An Essay by Sheila Heti – Jordan MacLachlan at MOCCA 2011-11-19, Ineffable Plasticity, The Experience of Being Human, Curated By Camilla Singh

Pandora was entrusted with a large jar. The gods gave it to her for safe keeping. She was supposed to keep the lid on tight, but she opened it because she was curious to see what was inside, and evil spilled all throughout the world. The ancient Greek myth assures us that Hope was still left in the jar, but it is not so reassuring to be told that Pandora was the first woman on earth, and that she is responsible for the mess; much like the first woman on earth was Eve, and she ate the forbidden apple out of a similar curiosity, and caused all the evil, suffering and chaos that we see.

In Jordan MacLachlan’s scene of evil, chaos, depravity and despair, Unexpected Subway Living, it is not a woman who stands at the head of the train, spilling evil into the world from a jar.
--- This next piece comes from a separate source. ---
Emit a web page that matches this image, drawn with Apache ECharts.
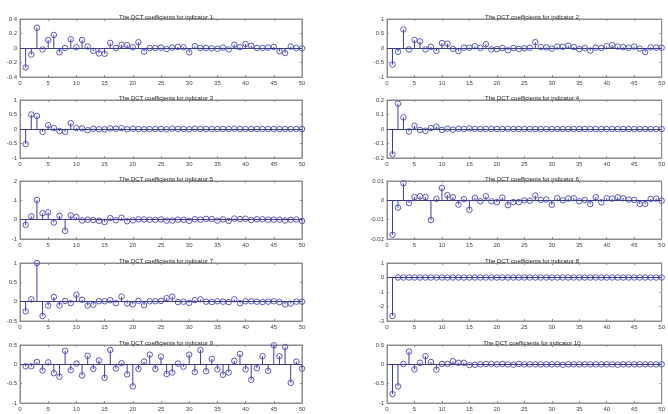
<!DOCTYPE html>
<html>
<head>
<meta charset="utf-8">
<script src="https://cdn.jsdelivr.net/npm/echarts@6/dist/echarts.min.js"></script>
<style>
html,body{margin:0;padding:0;background:#fff;}
#chart{width:668px;height:414px;}
</style>
</head>
<body>
<div id="chart"></div>
<script>
// ---- data (DCT coefficients, index 1..50) ----
const titles = [
  "The DCT coefficients for indicator 1","The DCT coefficients for indicator 2",
  "The DCT coefficients for indicator 3","The DCT coefficients for indicator 4",
  "The DCT coefficients for indicator 5","The DCT coefficients for indicator 6",
  "The DCT coefficients for indicator 7","The DCT coefficients for indicator 8",
  "The DCT coefficients for indicator 9","The DCT coefficients for indicator 10"
];
const ind1 = [-0.27,-0.09,0.28,-0.02,0.11,0.18,-0.06,0.0,0.12,0.01,0.11,0.02,-0.04,-0.075,-0.08,0.07,0.0,0.045,0.04,0.01,
  0.08,-0.05,0.0,0.0,0.005,-0.015,0.005,0.015,0.01,-0.06,0.025,0.0,0.0,-0.005,-0.01,0.005,-0.02,0.045,0.01,0.055,
  0.03,0.0,0.0,0.005,0.015,-0.045,-0.07,0.02,0.0,-0.005];
const ind2 = [-0.57,-0.13,0.64,-0.05,0.28,0.23,-0.05,0.04,-0.1,0.17,0.15,-0.03,-0.11,0.01,0.01,0.06,0.0,0.13,-0.05,-0.04,
  0.0,-0.08,0.0,-0.03,-0.01,0.01,0.2,0.03,0.02,-0.02,0.05,0.04,0.08,0.03,-0.04,0.0,-0.09,0.01,0.0,0.06,
  0.1,0.05,0.03,0.01,0.05,-0.02,-0.14,0.02,0.01,0.01];
const ind3 = [-0.52,0.5,0.45,-0.1,0.13,0.03,-0.07,-0.1,0.2,0.03,0.02,-0.04,0.01,-0.01,-0.01,0.02,0.01,0.03,-0.01,0.01,
  0.0,-0.01,0.0,0.0,0.0,-0.01,0.01,0.0,0.0,-0.01,0.01,0.0,0.0,0.0,0.0,0.0,0.0,0.01,0.0,0.0,
  0.0,0.0,0.0,0.0,0.0,0.0,0.0,0.0,0.0,0.0];
const ind4 = [-0.175,0.175,0.08,-0.017,0.022,-0.007,-0.012,0.007,0.016,-0.006,0.002,-0.004,0.002,0.0,0.004,0.001,0.0,0.0,0.001,0.0,
  0.0,0.001,0.0,0.0,0.0,0.0,0.0,0.0,0.0,0.0,0.0,0.0,0.0,0.0,0.0,0.0,0.0,0.0,0.0,0.0,
  0.0,0.0,0.0,0.0,0.0,0.0,0.0,0.0,0.0,0.0];
const ind5 = [-0.27,0.17,1.02,0.33,0.38,-0.15,0.2,-0.58,0.22,0.14,-0.04,0.0,-0.02,-0.06,-0.12,0.08,-0.03,0.1,-0.08,-0.03,
  0.02,0.01,0.0,-0.01,0.01,-0.05,-0.04,0.0,-0.01,-0.06,0.02,0.0,0.04,0.03,-0.05,0.01,-0.07,0.06,0.03,0.05,
  -0.02,0.02,0.02,0.0,0.0,0.0,-0.04,-0.01,0.01,-0.07];
const ind6 = [-0.0178,-0.0038,0.0088,-0.0014,0.0017,0.0021,0.0017,-0.0102,0.0008,0.0064,0.0027,0.0016,-0.0022,0.0006,-0.0049,0.0012,-0.0005,0.0021,-0.0005,-0.0009,
  0.0014,-0.0025,-0.0009,-0.0009,0.0,-0.0002,0.0025,0.0002,0.0004,-0.0023,0.0011,0.0,0.0009,0.0011,-0.0005,0.0002,-0.0019,0.0016,-0.001,0.0011,
  0.0009,0.0016,0.0011,0.0004,0.0002,-0.0019,-0.0019,0.0007,0.0009,-0.0002];
const ind7 = [-0.25,0.06,1.0,-0.37,-0.1,0.12,-0.1,0.02,-0.04,0.18,0.05,-0.1,-0.08,0.01,0.01,0.04,-0.04,0.13,-0.05,-0.07,
  0.02,-0.09,0.01,0.01,0.02,0.09,0.13,-0.01,0.0,-0.03,0.04,0.06,0.0,-0.01,0.01,0.0,-0.01,0.06,-0.04,0.01,
  0.01,0.0,-0.01,0.0,0.01,-0.01,-0.07,-0.05,0.0,0.0];
const ind8 = [-2.65,0.0,0.0,0.0,0.0,0.0,0.0,0.0,0.0,0.0,0.0,0.0,0.0,0.0,0.0,0.0,0.0,0.0,0.0,0.0,
  0.0,0.0,0.0,0.0,0.0,0.0,0.0,0.0,0.0,0.0,0.0,0.0,0.0,0.0,0.0,0.0,0.0,0.0,0.0,0.0,
  0.0,0.0,0.0,0.0,0.0,0.0,0.0,0.0,0.0,0.0];
const ind9 = [-0.05,-0.05,0.06,-0.16,0.05,-0.23,-0.32,0.35,-0.15,0.02,-0.29,0.22,-0.12,0.1,-0.35,0.37,-0.11,0.03,-0.26,-0.57,
  -0.12,0.07,0.25,-0.12,0.2,-0.25,-0.21,0.02,-0.06,0.25,-0.2,0.37,-0.18,0.14,-0.13,-0.27,-0.21,0.09,0.27,-0.13,
  -0.4,-0.1,0.21,-0.17,0.49,0.21,0.45,-0.48,0.07,-0.11];
const ind10 = [-0.77,-0.57,0.01,0.33,-0.13,0.04,0.21,0.06,-0.14,0.01,0.01,0.08,0.04,0.04,-0.02,-0.01,0.0,0.01,0.01,0.0,
  0.01,0.0,-0.01,0.01,0.0,0.0,0.0,0.0,0.0,0.0,0.0,-0.01,0.0,0.0,0.0,0.0,0.0,0.0,0.0,0.0,
  0.0,-0.01,0.0,0.0,0.0,0.0,0.0,0.0,0.0,0.0];
const indicators = [ind1,ind2,ind3,ind4,ind5,ind6,ind7,ind8,ind9,ind10];
const yMin  = [-0.4,-1,-1,-0.2,-1,-0.02,-0.5,-3,-1,-1];
const yMax  = [ 0.4, 1, 1, 0.2, 2, 0.01, 1, 1, 0.5, 0.5];
const yStep = [ 0.2,0.5,0.5,0.1, 1, 0.01,0.5, 1, 0.5, 0.5];
const xMin = 0, xMax = 50, xStep = 5;

// ---- layout ----
const colLeft = [20, 387];
const colWidth = [282, 280];
const rowTop = [19, 100, 181, 263, 345];
const rowHeight = 58;

const stemColor = '#3a3aa6';
const markColor = '#5656c0';
const baseColor = '#3c3c8c';
const boxColor = '#8c8c8c';
const textColor = '#444';
const font = 'Liberation Sans, Arial, sans-serif';

const grid = [], xAxis = [], yAxis = [], series = [], title = [];
indicators.forEach((vals, i) => {
  const col = i % 2, row = Math.floor(i / 2);
  grid.push({left: colLeft[col], top: rowTop[row], width: colWidth[col], height: rowHeight,
    show: true, borderColor: boxColor, borderWidth: 1, backgroundColor: '#fff', containLabel: false});
  title.push({text: titles[i], left: colLeft[col] + colWidth[col] / 2, top: rowTop[row] - 10,
    textAlign: 'center',
    textStyle: {fontSize: 6, fontWeight: 'normal', color: '#222', fontFamily: font}});
  const baseX = {type: 'value', gridIndex: i, min: xMin, max: xMax, interval: xStep,
    axisLine: {show: true, onZero: false, lineStyle: {color: boxColor, width: 1}},
    axisTick: {show: true, inside: true, length: 2, lineStyle: {color: boxColor}},
    splitLine: {show: false}};
  xAxis.push(Object.assign({}, baseX, {position: 'bottom',
    axisLabel: {show: true, fontSize: 6, color: textColor, margin: 3, fontFamily: font,
      showMinLabel: true, showMaxLabel: true}}));
  xAxis.push(Object.assign({}, baseX, {position: 'top', axisLabel: {show: false}}));
  const baseY = {type: 'value', gridIndex: i, min: yMin[i], max: yMax[i], interval: yStep[i],
    axisLine: {show: true, onZero: false, lineStyle: {color: boxColor, width: 1}},
    axisTick: {show: true, inside: true, length: 2, lineStyle: {color: boxColor}},
    splitLine: {show: false}};
  yAxis.push(Object.assign({}, baseY, {position: 'left',
    axisLabel: {show: true, fontSize: 6, color: textColor, margin: 3, fontFamily: font,
      showMinLabel: true, showMaxLabel: true,
      formatter: v => String(Math.round(v * 1000) / 1000)}}));
  yAxis.push(Object.assign({}, baseY, {position: 'right', axisLabel: {show: false}}));
  const data = vals.map((v, k) => [k + 1, v]);
  series.push({
    type: 'custom', xAxisIndex: 2 * i, yAxisIndex: 2 * i, data: data, silent: true, clip: true,
    renderItem: (params, api) => {
      const x = api.value(0), y = api.value(1);
      const p0 = api.coord([x, 0]), p1 = api.coord([x, y]);
      return {type: 'line', shape: {x1: p0[0], y1: p0[1], x2: p1[0], y2: p1[1]},
        style: {stroke: stemColor, lineWidth: 1}};
    },
    markLine: {silent: true, symbol: 'none', animation: false, label: {show: false},
      lineStyle: {color: baseColor, width: 1, type: 'solid'}, data: [{yAxis: 0}]}
  });
  series.push({
    type: 'scatter', xAxisIndex: 2 * i, yAxisIndex: 2 * i, data: data, silent: true,
    symbol: 'circle', symbolSize: 5.5,
    itemStyle: {color: 'rgba(0,0,0,0)', borderColor: markColor, borderWidth: 1, opacity: 1}
  });
});

const chart = echarts.init(document.getElementById('chart'), null, {renderer: 'canvas'});
chart.setOption({animation: false, backgroundColor: '#fff', title, grid, xAxis, yAxis, series});
</script>
</body>
</html>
It is an old man. He lets the whole grotesque parade fall from a big bag. He doesn’t open the bag because he’s curious; his expression is of someone who has suffered a lot, and who is sort of indifferently turning that suffering over to the world now.

From his bag come the terracotta figures that populate the train. The train is a microcosm of life on earth. Where is Hope? I see it in the little unpainted birds who look placidly on every scene. They hop through the train. One bird peers down at the foot of a man who smokes and stares out the window with a haunted look on his face – but the bird is not haunted. Another bird observes a miserable snow man who is sweeping up; but the bird is not miserable to see it. Two birds watch a woman give birth. The woman has a darkened expression, but the birds are unaffected by her mood.
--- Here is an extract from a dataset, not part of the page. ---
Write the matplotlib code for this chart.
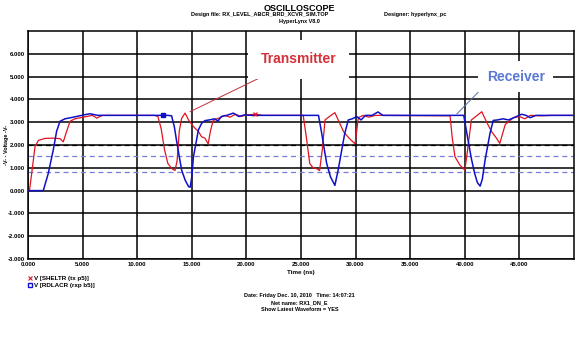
import matplotlib.pyplot as plt
import numpy as np
from matplotlib.lines import Line2D

plt.rcParams['font.family'] = ['Liberation Sans', 'DejaVu Sans']

# transmitter (red) waveform, time in ns / voltage in V
tx_t = [0, 0.15, 0.34, 0.64, 0.95, 1.55, 2.2, 2.93, 3.23, 3.54, 3.85, 4.3, 5.37, 5.9, 6.3, 6.8, 7.5,
        11.6, 11.9, 12.2, 12.5, 12.8, 13.15, 13.46, 13.65, 13.85, 14.07, 14.38, 14.7, 15.0, 15.3, 15.6,
        15.9, 16.2, 16.5, 16.7, 16.95, 17.3, 17.6, 18.0, 18.5, 19.0, 19.5, 20.0, 20.8, 21.5,
        25.2, 25.5, 25.8, 26.1, 26.4, 26.7, 26.95, 27.2, 27.6, 28.1, 28.5, 28.9, 29.4, 29.95, 30.25,
        30.7, 31.2, 31.8, 32.5,
        38.65, 38.85, 39.1, 39.56, 40.0, 40.2, 40.6, 41.0, 41.55, 42.0, 42.46, 42.9, 43.2, 43.7,
        44.45, 45.0, 45.5, 46.0, 47.0, 48.0, 50.0]
tx_v = [0, 0.05, 0.76, 1.92, 2.2, 2.29, 2.3, 2.28, 2.14, 2.6, 3.04, 3.15, 3.25, 3.3, 3.18, 3.3, 3.3,
        3.3, 3.25, 2.7, 1.8, 1.2, 0.97, 0.88, 1.3, 2.6, 3.17, 3.4, 3.1, 2.9, 2.73, 2.6,
        2.36, 2.3, 2.05, 2.6, 3.07, 3.15, 3.2, 3.3, 3.22, 3.35, 3.25, 3.32, 3.35, 3.3,
        3.3, 2.3, 1.19, 1.0, 0.97, 0.88, 1.8, 3.1, 3.25, 3.42, 3.0, 2.58, 2.3, 2.05, 3.2,
        3.3, 3.22, 3.3, 3.3,
        3.28, 2.3, 1.48, 1.11, 0.9, 1.6, 3.1, 3.25, 3.46, 3.0, 2.58, 2.3, 2.07, 2.9,
        3.2, 3.25, 3.15, 3.3, 3.28, 3.3, 3.3]

# receiver (blue) waveform
rx_t = [0, 1.4, 1.86, 2.32, 2.62, 2.93, 3.39, 4.15, 5.2, 5.68, 6.4, 7.0,
        12.8, 13.15, 13.4, 13.6, 13.85, 14.07, 14.4, 14.7, 14.85, 15.0, 15.15, 15.35, 15.6, 15.9,
        16.2, 16.6, 17.1, 17.4, 17.7, 18.2, 18.8, 19.3, 19.8, 20.5,
        26.6, 26.9, 27.1, 27.35, 27.7, 28.1, 28.4, 28.7, 29.0, 29.33, 29.7, 30.1, 30.5, 30.9,
        31.5, 32.05, 32.5, 33.0,
        39.9, 40.3, 40.6, 40.9, 41.15, 41.4, 41.6, 41.85, 42.3, 42.6, 43.0, 43.5, 44.0, 44.5,
        45.2, 45.6, 46.0, 46.5, 50.0]
rx_v = [0, 0, 0.76, 1.8, 2.6, 3.04, 3.15, 3.22, 3.33, 3.37, 3.3, 3.3,
        3.3, 3.28, 2.8, 2.2, 1.5, 0.9, 0.45, 0.18, 0.15, 0.6, 1.48, 2.0, 2.66, 2.95,
        3.07, 3.1, 3.15, 3.05, 3.25, 3.3, 3.4, 3.25, 3.32, 3.3,
        3.3, 2.5, 1.9, 1.19, 0.6, 0.23, 0.9, 1.7, 2.5, 3.1, 3.15, 3.25, 3.1, 3.3,
        3.3, 3.45, 3.3, 3.3,
        3.3, 2.2, 1.4, 0.75, 0.35, 0.2, 0.5, 1.33, 2.5, 3.08, 3.1, 3.15, 3.1, 3.2,
        3.35, 3.3, 3.2, 3.3, 3.3]

tx_marks = [20.8]
rx_marks = [12.4]

thresholds = [2.0, 1.5, 0.8]
threshold_colors = ['black', '#7b7bd9', '#7b7bd9']

x_ticks = np.arange(0, 50, 5)
y_ticks = np.arange(-3, 7, 1)

fig = plt.figure(figsize=(5.76, 3.47), dpi=100)
ax = fig.add_axes([0.0486, 0.2536, 0.948, 0.657])

for level, c in zip(thresholds, threshold_colors):
    ax.axhline(level, color=c, lw=0.9, ls=(0, (4, 3)), zorder=1)

ax.plot(tx_t, tx_v, color='#e0141e', lw=0.9, zorder=3)
ax.plot(rx_t, rx_v, color='#1010c8', lw=1.1, zorder=4)
ax.plot(tx_marks, np.interp(tx_marks, tx_t, tx_v), 'x', color='#e0141e', ms=3, mew=0.8, zorder=5)
ax.plot(rx_marks, np.interp(rx_marks, rx_t, rx_v), 's', color='#1010c8', ms=2.5, zorder=5)

ax.set_xlim(0, 50)
ax.set_ylim(-3, 7)
ax.set_xticks(x_ticks)
ax.set_yticks(y_ticks)
ax.set_xticklabels(['%.3f' % v for v in x_ticks], fontsize=4.3, fontweight='bold')
ax.set_yticklabels(['%.3f' % v for v in y_ticks], fontsize=4.3, fontweight='bold')
ax.tick_params(length=0, pad=2)
ax.grid(True, color='black', lw=1.1)
for s in ax.spines.values():
    s.set_linewidth(1.1)
ax.set_axisbelow(True)

ax.set_xlabel('Time (ns)', fontsize=4.5, fontweight='bold', labelpad=2)
ax.set_ylabel('-V- - Voltage -V-', fontsize=4, fontweight='bold')
ax.yaxis.set_label_coords(-0.034, 0.5)

ax.annotate('Transmitter', xy=(14.83, 3.46), xytext=(21.3, 5.77),
            color='#d4313a', fontsize=10, fontweight='bold', va='center', ha='left',
            bbox=dict(fc='white', ec='none', pad=9),
            arrowprops=dict(arrowstyle='-', color='#c03038', lw=0.7, shrinkA=0, shrinkB=0),
            zorder=6)
ax.annotate('Receiver', xy=(39.26, 3.36), xytext=(42.0, 5.0),
            color='#5a78d4', fontsize=10, fontweight='bold', va='center', ha='left',
            bbox=dict(fc='white', ec='none', pad=6),
            arrowprops=dict(arrowstyle='-', color='#5a6fa8', lw=0.7, shrinkA=0, shrinkB=0,
                            relpos=(0, 0)),
            zorder=6)

fig.text(0.52, 0.975, 'OSCILLOSCOPE', ha='center', va='center', fontsize=6.5, fontweight='bold')
fig.text(0.45, 0.957, 'Design file: RX_LEVEL_ABCR_BRD_XCVR_SIM.TOP', ha='center', va='center',
         fontsize=4, fontweight='bold')
fig.text(0.72, 0.957, 'Designer: hyperlynx_pc', ha='center', va='center', fontsize=4, fontweight='bold')
fig.text(0.52, 0.939, 'HyperLynx V8.0', ha='center', va='center', fontsize=4, fontweight='bold')

fig.text(0.52, 0.147, 'Date: Friday Dec. 10, 2010   Time: 14:07:21', ha='center', va='center',
         fontsize=4, fontweight='bold')
fig.text(0.52, 0.127, 'Net name: RX1_DN_E', ha='center', va='center', fontsize=4, fontweight='bold')
fig.text(0.52, 0.107, 'Show Latest Waveform = YES', ha='center', va='center', fontsize=4, fontweight='bold')

handles = [Line2D([], [], color='#e0141e', marker='x', ls='none', ms=3, mew=0.8),
           Line2D([], [], color='#1010c8', marker='s', ls='none', ms=2.5, mfc='none')]
ax.legend(handles, ['V [SHELTR (tx p5)]', 'V [RDLACR (rxp b5)]'], loc='upper left',
          bbox_to_anchor=(0.042, 0.215), bbox_transform=fig.transFigure, frameon=False,
          prop={'size': 4.5, 'weight': 'bold'}, handletextpad=0.2, labelspacing=0.3,
          borderpad=0, handlelength=0.8)

fig.savefig('out.png', dpi=100)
Is Hope, then, being able to witness suffering and misery, while remaining calm and cool, like the birds? Is hope a kind of bed-like stupidity, innocence, or not understanding? But the birds don’t seem stupid or innocent. They simply don’t partake. They watch, but they don’t fight. They watch, but they don’t hold guns. They don’t get drunk.

Maybe Hope is remembering that the human story isn’t the only story that is playing out. There is also the bird story. There is also the train story. The human story is the story of stories: tragedies, dramas, dilemmas…but the universe is not a human story. There is nothing terrible, tragic, vengeful or demonic about the train which holds them all, and which moves steadily into the night.

Pandora forever regretted what she did, but she was never punished because Zeus knew what she was going to do in advance. The universe knows what’s going to happen with us, too: we’re going to kill each other and fuck and cry. The universe doesn’t punish us. We punish ourselves. We punish each other. We get embroiled, because our story is the story of stories – like the story of Eve’s curiosity, or Pandora’s curiosity, or the story of that tired old man who flung his bitterness from his sack, and loosed all the misery into the world.